*** DATASET CONTENT

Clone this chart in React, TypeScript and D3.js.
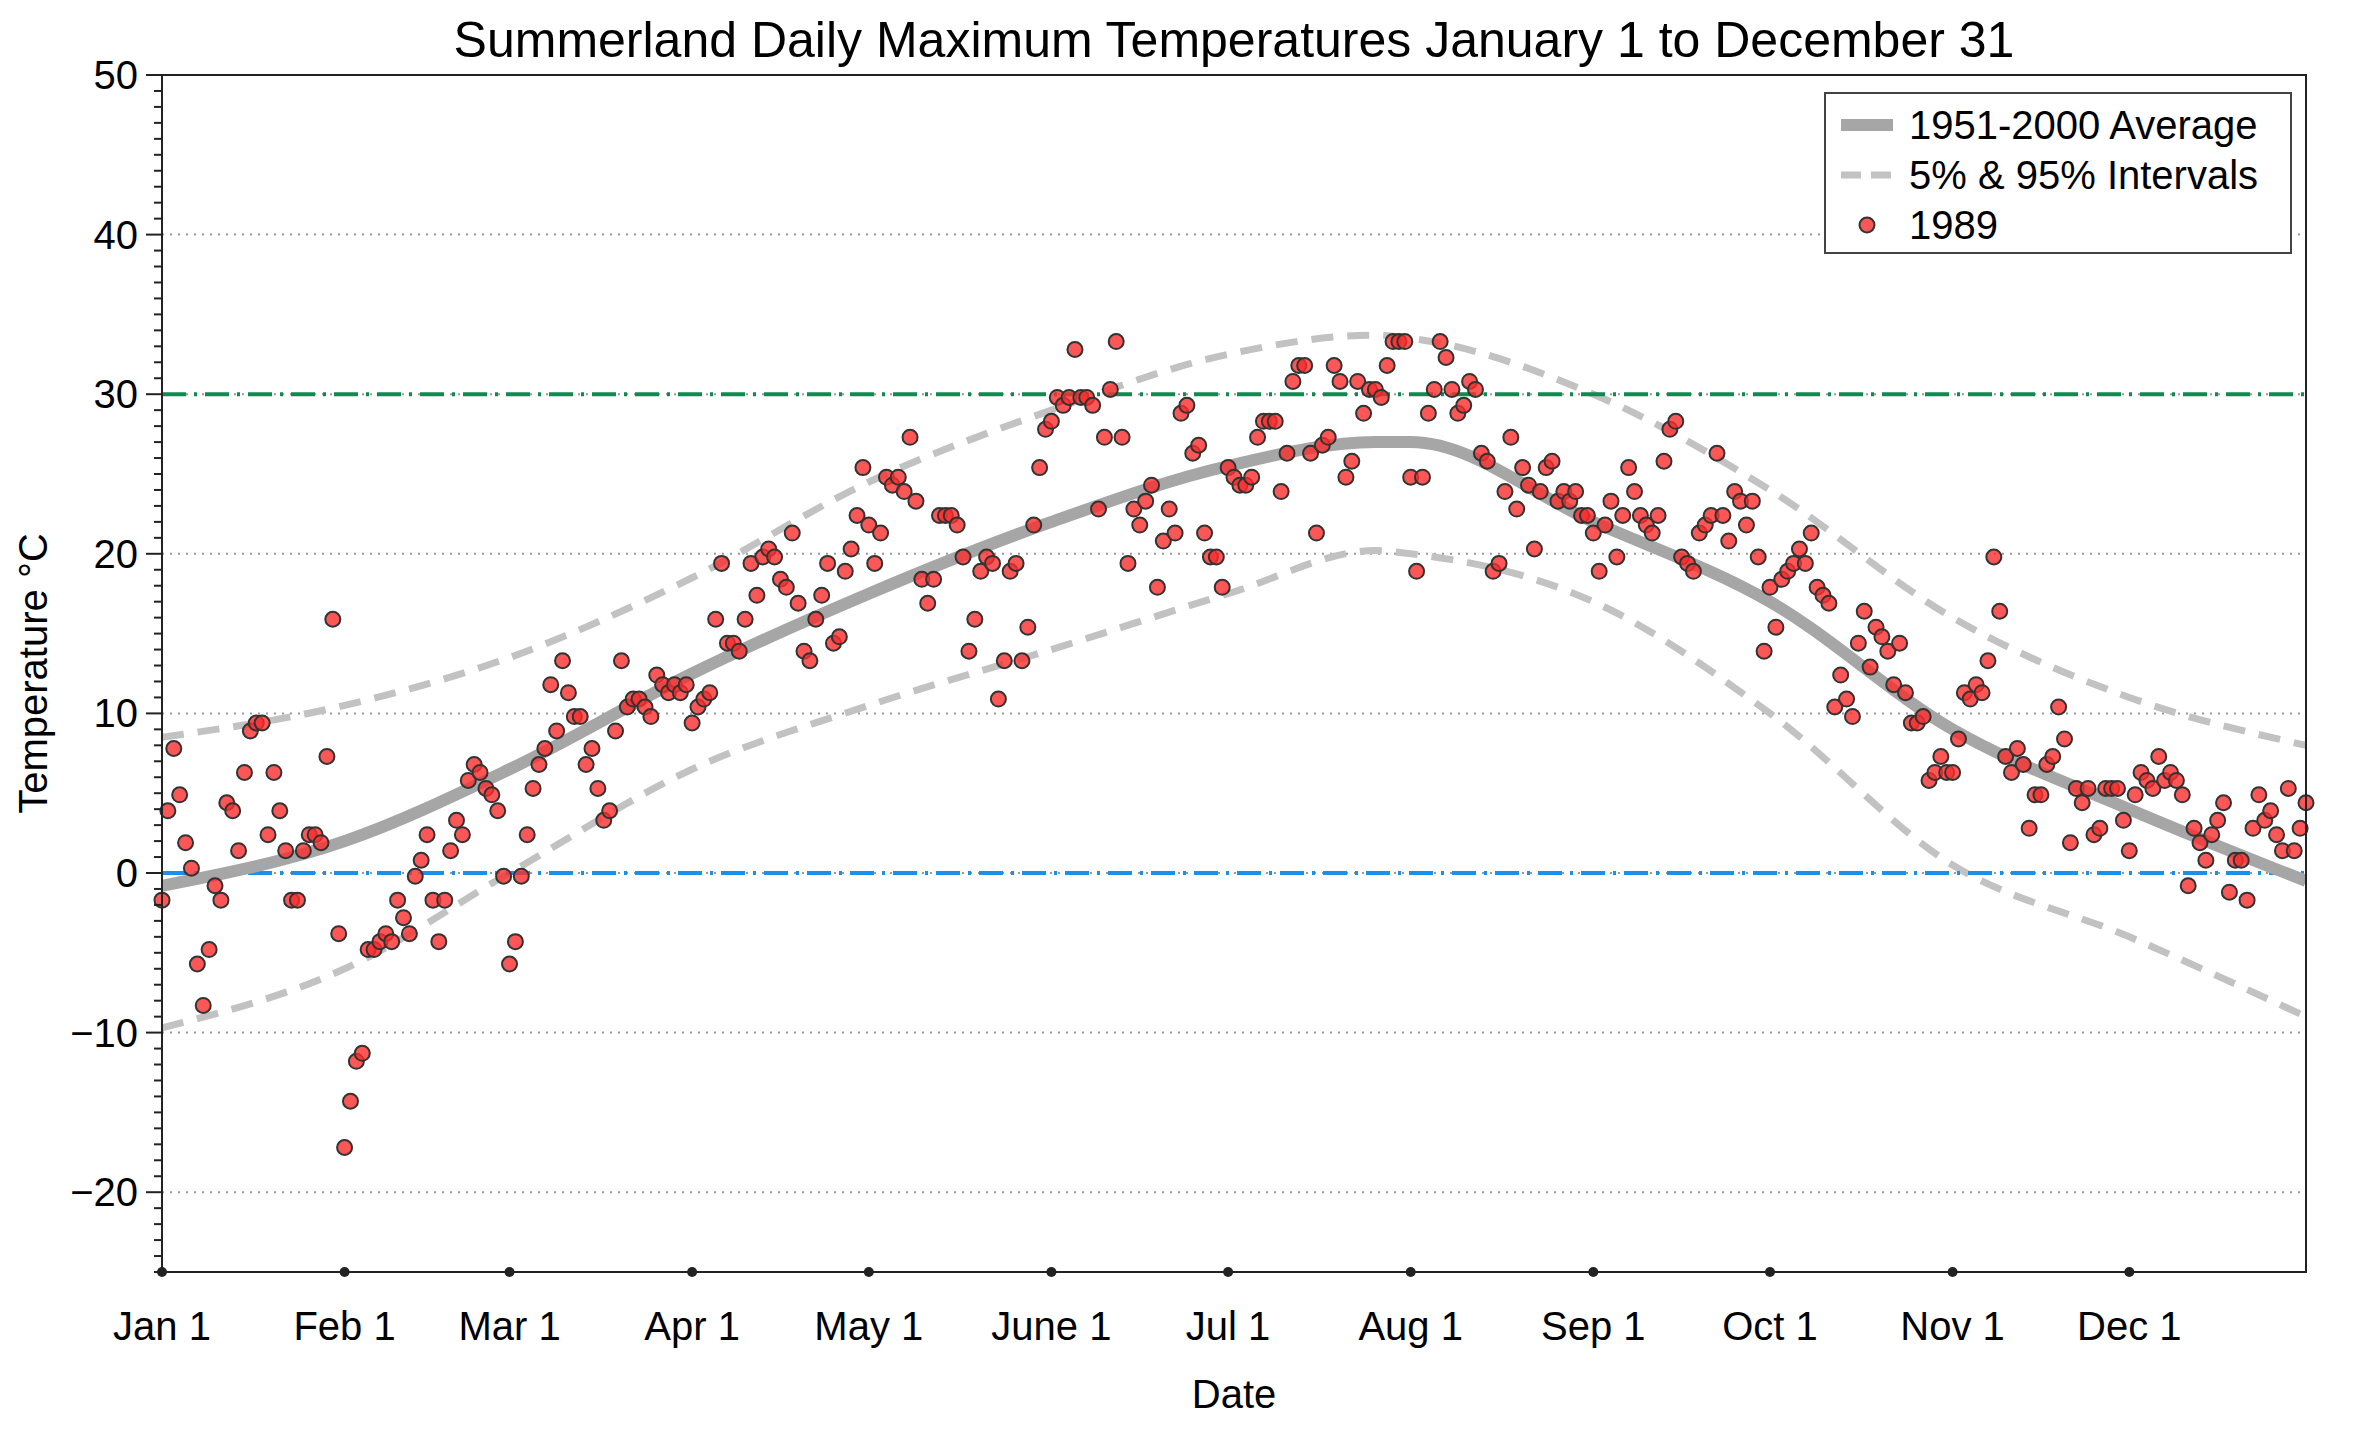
import React from "react";
import * as d3 from "d3";

const jan = [-1.7,3.9,7.8,4.9,1.9,0.3,-5.7,-8.3,-4.8,-0.8,-1.7,4.4,3.9,1.4,6.3,8.9,9.4,9.4,2.4,6.3,3.9,1.4,-1.7,-1.7,1.4,2.4,2.4,1.9,7.3,15.9,-3.8];
const feb = [-17.2,-14.3,-11.8,-11.3,-4.8,-4.8,-4.3,-3.8,-4.3,-1.7,-2.8,-3.8,-0.2,0.8,2.4,-1.7,-4.3,-1.7,1.4,3.3,2.4,5.8,6.8,6.3,5.3,4.9,3.9,-0.2];
const mar = [-5.7,-4.3,-0.2,2.4,5.3,6.8,7.8,11.8,8.9,13.3,11.3,9.8,9.8,6.8,7.8,5.3,3.3,3.9,8.9,13.3,10.4,10.9,10.9,10.4,9.8,12.4,11.8,11.3,11.8,11.3,11.8];
const apr = [9.4,10.4,10.9,11.3,15.9,19.4,14.4,14.4,13.9,15.9,19.4,17.4,19.8,20.3,19.8,18.4,17.9,21.3,16.9,13.9,13.3,15.9,17.4,19.4,14.4,14.8,18.9,20.3,22.4,25.4];
const may = [21.8,19.4,21.3,24.8,24.3,24.8,23.9,27.3,23.3,18.4,16.9,18.4,22.4,22.4,22.4,21.8,19.8,13.9,15.9,18.9,19.8,19.4,10.9,13.3,18.9,19.4,13.3,15.4,21.8,25.4,27.8];
const jun = [28.3,29.8,29.3,29.8,32.8,29.8,29.8,29.3,22.8,27.3,30.3,33.3,27.3,19.4,22.8,21.8,23.3,24.3,17.9,20.8,22.8,21.3,28.8,29.3,26.3,26.8,21.3,19.8,19.8,17.9];
const jul = [25.4,24.8,24.3,24.3,24.8,27.3,28.3,28.3,28.3,23.9,26.3,30.8,31.8,31.8,26.3,21.3,26.8,27.3,31.8,30.8,24.8,25.8,30.8,28.8,30.3,30.3,29.8,31.8,33.3,33.3,33.3];
const aug = [24.8,18.9,24.8,28.8,30.3,33.3,32.3,30.3,28.8,29.3,30.8,30.3,26.3,25.8,18.9,19.4,23.9,27.3,22.8,25.4,24.3,20.3,23.9,25.4,25.8,23.3,23.9,23.3,23.9,22.4,22.4];
const sep = [21.3,18.9,21.8,23.3,19.8,22.4,25.4,23.9,22.4,21.8,21.3,22.4,25.8,27.8,28.3,19.8,19.4,18.9,21.3,21.8,22.4,26.3,22.4,20.8,23.9,23.3,21.8,23.3,19.8,13.9];
const oct = [17.9,15.4,18.4,18.9,19.4,20.3,19.4,21.3,17.9,17.4,16.9,10.4,12.4,10.9,9.8,14.4,16.4,12.9,15.4,14.8,13.9,11.8,14.4,11.3,9.4,9.4,9.8,5.8,6.3,7.3,6.3];
const nov = [6.3,8.4,11.3,10.9,11.8,11.3,13.3,19.8,16.4,7.3,6.3,7.8,6.8,2.8,4.9,4.9,6.8,7.3,10.4,8.4,1.9,5.3,4.4,5.3,2.4,2.8,5.3,5.3,5.3,3.3];
const dec = [1.4,4.9,6.3,5.8,5.3,7.3,5.8,6.3,5.8,4.9,-0.8,2.8,1.9,0.8,2.4,3.3,4.4,-1.2,0.8,0.8,-1.7,2.8,4.9,3.3,3.9,2.4,1.4,5.3,1.4,2.8,4.4];
const temps1989 = [...jan, ...feb, ...mar, ...apr, ...may, ...jun, ...jul, ...aug, ...sep, ...oct, ...nov, ...dec];

const monthLabels = ["Jan 1","Feb 1","Mar 1","Apr 1","May 1","June 1","Jul 1","Aug 1","Sep 1","Oct 1","Nov 1","Dec 1"];
const monthStarts = [0,31,59,90,120,151,181,212,243,273,304,334];

const curveDays = [0,31,59,90,120,151,181,206,212,243,273,304,334,364];
const avgVals = [-0.8,2,6.5,12.5,17.5,22,25.5,27,27,22,17,9,4,-0.5];
const upperVals = [8.5,10.5,13.5,18.5,24.5,29,32.5,33.7,33.5,30,24,16,11,8];
const lowerVals = [-9.7,-6,0,6.5,10.5,14,17.5,20.2,20,17,10,0.5,-4,-9];

const yTicks = [-20,-10,0,10,20,30,40,50];

export default function App() {
  const W = 2360, H = 1432;
  const L = 162, R = 2306, T = 75, B = 1272;
  const x = d3.scaleLinear().domain([0, 364]).range([L, R]);
  const y = d3.scaleLinear().domain([-25, 50]).range([B, T]);
  const line = (vals: number[]) =>
    d3.line<number>().x((_, i) => x(curveDays[i])).y(v => y(v)).curve(d3.curveMonotoneX)(vals) || "";
  const minor = d3.range(-25, 51, 1);
  const font = "'Liberation Sans', Arial, sans-serif";
  const fs = 40;
  return (
    <svg width={W} height={H} style={{ position: "absolute", left: 0, top: 0, background: "#fff" }} fontFamily={font}>
      <defs>
        <clipPath id="clip"><rect x={L} y={T} width={R - L} height={B - T} /></clipPath>
      </defs>
      <rect x={0} y={0} width={W} height={H} fill="#fff" />
      <text x={(L + R) / 2} y={57} textAnchor="middle" fontSize={50}>Summerland Daily Maximum Temperatures January 1 to December 31</text>
      {yTicks.filter(t => t > -25 && t < 50).map(t => (
        <line key={t} x1={L} x2={R} y1={y(t)} y2={y(t)} stroke="#999" strokeWidth={2} strokeDasharray="2,6" />
      ))}
      <g clipPath="url(#clip)">
        <path d={line(upperVals)} fill="none" stroke="#c2c2c2" strokeWidth={7} strokeDasharray="22,14" />
        <path d={line(lowerVals)} fill="none" stroke="#c2c2c2" strokeWidth={7} strokeDasharray="22,14" />
        <line x1={L} x2={R} y1={y(30)} y2={y(30)} stroke="#118a50" strokeWidth={4} strokeDasharray="24,8,3,8" />
        <line x1={L} x2={R} y1={y(0)} y2={y(0)} stroke="#1a90ee" strokeWidth={4} strokeDasharray="24,8,3,8" />
        <path d={line(avgVals)} fill="none" stroke="#a6a6a6" strokeWidth={12} />
      </g>
      {temps1989.map((v, i) => (
        <circle key={i} cx={x(i)} cy={y(v)} r={7.5} fill="rgba(250,45,45,0.8)" stroke="#333" strokeWidth={2} />
      ))}
      <rect x={L} y={T} width={R - L} height={B - T} fill="none" stroke="#222" strokeWidth={2} />
      {minor.map(t => (
        <line key={t} x1={L} x2={L - (t % 10 === 0 ? 16 : 8)} y1={y(t)} y2={y(t)} stroke="#222" strokeWidth={2} />
      ))}
      {yTicks.map(t => (
        <text key={t} x={L - 24} y={y(t) + 14} textAnchor="end" fontSize={fs}>{t < 0 ? "\u2212" + Math.abs(t) : t}</text>
      ))}
      {monthStarts.map((d, i) => (
        <g key={i}>
          <circle cx={x(d)} cy={B} r={5} fill="#222" />
          <text x={x(d)} y={1340} textAnchor="middle" fontSize={fs}>{monthLabels[i]}</text>
        </g>
      ))}
      <text x={(L + R) / 2} y={1408} textAnchor="middle" fontSize={fs}>Date</text>
      <text transform={`translate(47,${(T + B) / 2}) rotate(-90)`} textAnchor="middle" fontSize={fs}>Temperature °C</text>
      <g>
        <rect x={1825} y={93} width={466} height={160} fill="#fff" stroke="#444" strokeWidth={2} />
        <line x1={1841} x2={1893} y1={125} y2={125} stroke="#a6a6a6" strokeWidth={12} />
        <text x={1909} y={139} fontSize={fs}>1951-2000 Average</text>
        <line x1={1841} x2={1893} y1={175} y2={175} stroke="#c2c2c2" strokeWidth={7} strokeDasharray="20,10" />
        <text x={1909} y={189} fontSize={fs}>5% &amp; 95% Intervals</text>
        <circle cx={1867} cy={225} r={7.5} fill="rgba(250,45,45,0.8)" stroke="#333" strokeWidth={2} />
        <text x={1909} y={239} fontSize={fs}>1989</text>
      </g>
    </svg>
  );
}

******

WHAT IS NEEDED: Skip every picture and return the lines above from the top through the one that contains "import * as".

EXPECTED ANSWER:
Clone this chart in React, TypeScript and D3.js.
import React from "react";
import * as d3 from "d3";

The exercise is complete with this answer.